Giving to the church is a privilege and a responsibility. Second Corinthians 9:7, “Let each one do just as he has purposed in his heart; not grudgingly or under compulsion; for God loves a cheerful giver.” Second Corinthians 16:1,2 “Now concerning the collection for the saints . . . 2 On the first day of every week let each one of you put aside and save, as he may prosper.” God wants our giving to be regular and in proportion to our income to His purposes, with a cheerful heart full of thanks for all that Jesus has done.
So take these financial principles and put them into a budget. Begin by discovering how much your income is and then decide what portion you should give back to the Lord. Set aside money to pay your taxes. Then make a detailed breakdown of your family needs, and compare this list with your income. If your income is not enough, figure out where you can cut expenses or how to increase your income.
Why have a budget? Because God doesn’t want finances to tear your family apart, and He doesn’t intend for you to work more than is needed. And then live by it! Proverbs 23:4, “Do not weary yourself to gain wealth, cease from your consideration of it.” A budget allows you to be a good steward of the way you live–don’t forget, it’s the Lord’s money. Don’t let finances undermine your oneness.
#4 You Can FORGIVE your Spouse
Perhaps the greatest problem in marriage is stubbornness about forgiving. One writer says there are ten words that will safeguard any marriage, “I was wrong, I’m sorry, forgive me, I love you.” The Bible commands us never to go to bed angry because bitterness and grudges give Satan an opportunity to tempt you.
Ephesians 4:26 and 27, “Do not let the sun go down on your anger, 27 and do not give the devil an opportunity.” Clear the slate daily, couples and singles–because grievances and grudges take over your heart. Paul goes on to say in verse 32, “Be kind to one another, tender-hearted, forgiving each other just as God in Christ also has forgiven you.”
We have an obligation in all our relationships, and especially in marriage, to keep short accounts and readily forgive. Never keep a list–tear it up today. Why? Because the Bible says, “Just as God in Christ also has forgiven you.” Jesus forgave you–if He forgave you, a rebellious sinner, you can forgive your life mate. And finally . . .

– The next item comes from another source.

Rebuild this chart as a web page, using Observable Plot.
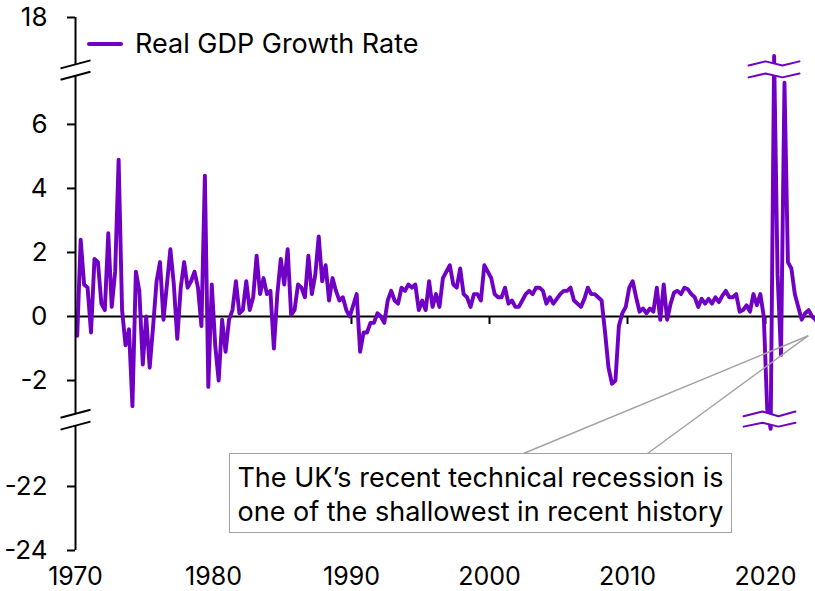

#5 Agree on How to RAISE your Kids
1 Get the book, Shepherding a Child’s Heart, for ages 1 to 12
2 Or, Age of Opportunity by Tripp, for ages 12 to 18
3 Be here for our study on Ephesians 6 and parenting next week
Then decide what you are going to do. Philippians 4:13 says you “can do all things through Christ who strengthens you.” But you must make time. You get the idea–to solve problems takes work and it takes time. It will not be resolved like a half-hour TV show. Make regular time as a couple to work through some of these things. How?
Stop watching TV, reading the newspaper, give up some hobbies, cancel your kids’ sports leagues–stop the sports nonsense. One sport per child per year is plenty–for some that’s too much. Stop working so much.
Do a once a week date night—it doesn’t have to cost. Trade with a couple and go walk the mall, Old Town, just talk. Tuesday and Friday night, talk after the kids go to bed. Saturday morning is mommy and daddy time–put a movie on and get some time together to talk, read or be intimate. Sunday afternoon is family time and reading. Men, you must take the lead.
You can solve problems as you seek to follow God’s Word and depend upon His Spirit in humility. You can learn to passionately love your spouse–unless you don’t know Christ to experience what God intended for marriage and sin is in the way. And only one thing can take care of sin–turn to Christ alone.
If you were to ask me who I would want to be if I were not me, I would say I would want to be Jean Mueller’s second husband. But that didn’t come without work and time–commit to making it.